> [Brief] Output the first line of the listing and each line after it, up to and including the line that contains "y_ticks = [-100, -50, 0, 50, 100, 150, 200, 250]", exactly as written, minus the pictures.

> [Dataset section]
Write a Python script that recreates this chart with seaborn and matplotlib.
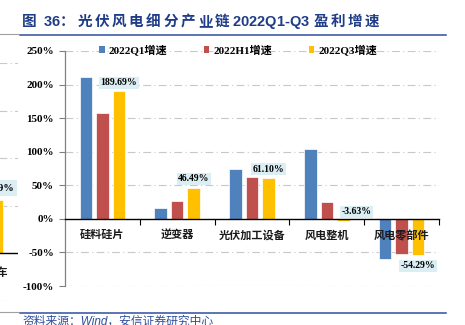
import matplotlib
matplotlib.use('Agg')
import matplotlib.pyplot as plt
import seaborn as sns
import pandas as pd
from matplotlib.patches import Patch
from matplotlib.lines import Line2D

# ---------------- data ----------------
categories = ['硅料硅片', '逆变器', '光伏加工设备', '风电整机', '风电零部件']
series = ['2022Q1增速', '2022H1增速', '2022Q3增速']
q1_values = [212, 16, 75, 104, -60]
h1_values = [158, 27, 63, 25, -53]
q3_values = [189.69, 46.49, 61.10, -3.63, -54.29]
y_ticks = [-100, -50, 0, 50, 100, 150, 200, 250]

# fragment of the neighbouring chart (cut off at the left edge)
nb_categories = ['新能源汽车']
nb_q3_values = [55.79]
nb_grid = [-50, 50, 100, 150, 200]

title_text = '图 36：光伏风电细分产业链2022Q1-Q3 盈利增速'
source_text = '资料来源：Wind，安信证券研究中心'

colors = ['#4F81BD', '#C0504D', '#FFC000']
label_bg = '#DAEEF3'
grid_color = '#C8C8C8'
blue_line = '#2F4E9E'
title_color = '#1F3C88'

plt.rcParams['font.family'] = ['Liberation Serif', 'Noto Sans CJK SC']
plt.rcParams['font.weight'] = 'bold'

W, H = 465, 325
fig = plt.figure(figsize=(W / 100, H / 100), dpi=100)


def fx(px):
    return px / W


def fy(py):
    return 1 - py / H


df = pd.DataFrame({
    'category': categories * 3,
    'series': [s for s in series for _ in categories],
    'value': q1_values + h1_values + q3_values,
})

# ---------------- main axes ----------------
ax = fig.add_axes([fx(65), fy(286), fx(439) - fx(65), fy(51) - fy(286)])
ax.patch.set_alpha(0)
sns.barplot(data=df, x='category', y='value', hue='series', order=categories,
            hue_order=series, palette=colors, saturation=1, width=0.66, gap=0.24,
            errorbar=None, legend=False, edgecolor='white', linewidth=0.5, ax=ax, zorder=2)

ax.set_xlim(-0.5, len(categories) - 0.5)
ax.set_ylim(-100, 250)
ax.set_xlabel('')
ax.set_ylabel('')

for t in y_ticks:
    if t != 0:
        ax.axhline(t, color=grid_color, lw=0.8, ls=(0, (7, 3, 1, 3)), zorder=0)

ax.set_yticks(y_ticks)
ax.set_yticklabels([f'{t}%' for t in y_ticks], fontsize=8, fontweight='bold')
ax.tick_params(axis='y', left=True, direction='out', length=4, width=0.8,
               color='#808080', pad=4, labelcolor='black')

ax.spines['top'].set_visible(False)
ax.spines['right'].set_visible(False)
ax.spines['left'].set_color('#808080')
ax.spines['left'].set_linewidth(0.9)
ax.spines['bottom'].set_position(('data', 0))
ax.spines['bottom'].set_color('black')
ax.spines['bottom'].set_linewidth(1.0)
ax.spines['bottom'].set_zorder(4)

ax.set_xticks([i + 0.5 for i in range(len(categories))])
ax.set_xticklabels([])
ax.set_xticks(range(len(categories)), minor=True)
ax.set_xticklabels(categories, minor=True, fontsize=8, fontweight='bold', color='#1a1a1a')
ax.tick_params(axis='x', which='major', bottom=True, direction='out', length=4,
               width=0.8, color='black', labelbottom=False)
ax.tick_params(axis='x', which='minor', bottom=True, length=0, pad=8)
ax.xaxis.set_zorder(5)

# data labels for Q3 series
for patch, v in zip(ax.containers[2], q3_values):
    cx = patch.get_x() + patch.get_width() / 2
    if v >= 0:
        xy, off = (cx, v), (0, 6.3)
    elif v > -20:
        xy, off = (cx, 0), (9.4, 5)
    else:
        xy, off = (cx, v), (0, -7.6)
    ax.annotate(f'{v:.2f}%', xy, xytext=off, textcoords='offset points',
                ha='center', va='center', fontsize=7, fontweight='bold',
                bbox=dict(boxstyle='square,pad=0.15', fc=label_bg, ec='none'), zorder=6)

# legend
handles = [Patch(facecolor=c, edgecolor='none') for c in colors]
fig.legend(handles, series, loc='center', bbox_to_anchor=(fx(238), fy(50)), ncol=3,
           frameon=False, prop={'weight': 'bold', 'size': 8}, handlelength=0.5,
           handleheight=0.5, handletextpad=0.35, columnspacing=3.3,
           borderaxespad=0, borderpad=0)

# ---------------- neighbouring chart fragment ----------------
q3_patch = ax.containers[2][0]
q3_offset = q3_patch.get_x() + q3_patch.get_width() / 2  # dodge offset of the Q3 bar
q3_width = q3_patch.get_width()

ax2 = fig.add_axes([fx(-19.5 - 37.4), fy(300.5), fx(74.8), fy(63) - fy(300.5)])
ax2.patch.set_alpha(0)
nb_x = [i + q3_offset for i in range(len(nb_categories))]
nb_bars = ax2.bar(nb_x, nb_q3_values, width=q3_width, color=colors[2],
                  edgecolor='white', linewidth=0.5, zorder=3)
ax2.set_xlim(-0.5, len(nb_categories) - 0.5)
ax2.set_ylim(-50, 200)
for t in nb_grid:
    ax2.axhline(t, color=grid_color, lw=0.8, ls=(0, (7, 3, 1, 3)), zorder=0)
ax2.axhline(0, color='black', lw=1.0, zorder=4)
ax2.axis('off')
for patch, v in zip(nb_bars, nb_q3_values):
    cx = patch.get_x() + patch.get_width() / 2
    ax2.annotate(f'{v:.2f}%', (cx, v), xytext=(0, 8.5), textcoords='offset points',
                 ha='center', va='center', fontsize=7.5, fontweight='bold',
                 bbox=dict(boxstyle='square,pad=0.35', fc=label_bg, ec='none'), zorder=6)
for i, c in enumerate(nb_categories):
    ax2.annotate(c, (i, 0), xytext=(0, -14), textcoords='offset points', ha='center',
                 va='center', fontsize=8, fontweight='bold', color='#1a1a1a')

# ---------------- title / frame lines / source ----------------
renderer = fig.canvas.get_renderer()
x = 22.0
for ch in title_text:
    t = fig.text(fx(x), fy(22), ch, fontsize=10.5, fontweight='bold', color=title_color,
                 family=['Liberation Sans', 'Noto Sans CJK SC'], ha='left', va='center')
    w = t.get_window_extent(renderer).width
    if ch == ' ':
        w = 4.5
    x += w + (2.6 if ord(ch) > 127 else 0)

for yy in (34.5, 312.5):
    fig.add_artist(Line2D([fx(20), fx(446)], [fy(yy), fy(yy)], color=blue_line, lw=1.1,
                          transform=fig.transFigure))
    fig.add_artist(Line2D([0, fx(18)], [fy(yy - 1), fy(yy - 1)], color='#A0A0A0', lw=0.8,
                          transform=fig.transFigure))

fig.text(fx(22), fy(322), source_text, fontsize=8.5, style='italic', fontweight='normal',
         color=blue_line, family=['Liberation Sans', 'Noto Sans CJK SC'], ha='left', va='center')

fig.savefig('out.png', dpi=100)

> [Written answer]
Write a Python script that recreates this chart with seaborn and matplotlib.
import matplotlib
matplotlib.use('Agg')
import matplotlib.pyplot as plt
import seaborn as sns
import pandas as pd
from matplotlib.patches import Patch
from matplotlib.lines import Line2D

# ---------------- data ----------------
categories = ['硅料硅片', '逆变器', '光伏加工设备', '风电整机', '风电零部件']
series = ['2022Q1增速', '2022H1增速', '2022Q3增速']
q1_values = [212, 16, 75, 104, -60]
h1_values = [158, 27, 63, 25, -53]
q3_values = [189.69, 46.49, 61.10, -3.63, -54.29]
y_ticks = [-100, -50, 0, 50, 100, 150, 200, 250]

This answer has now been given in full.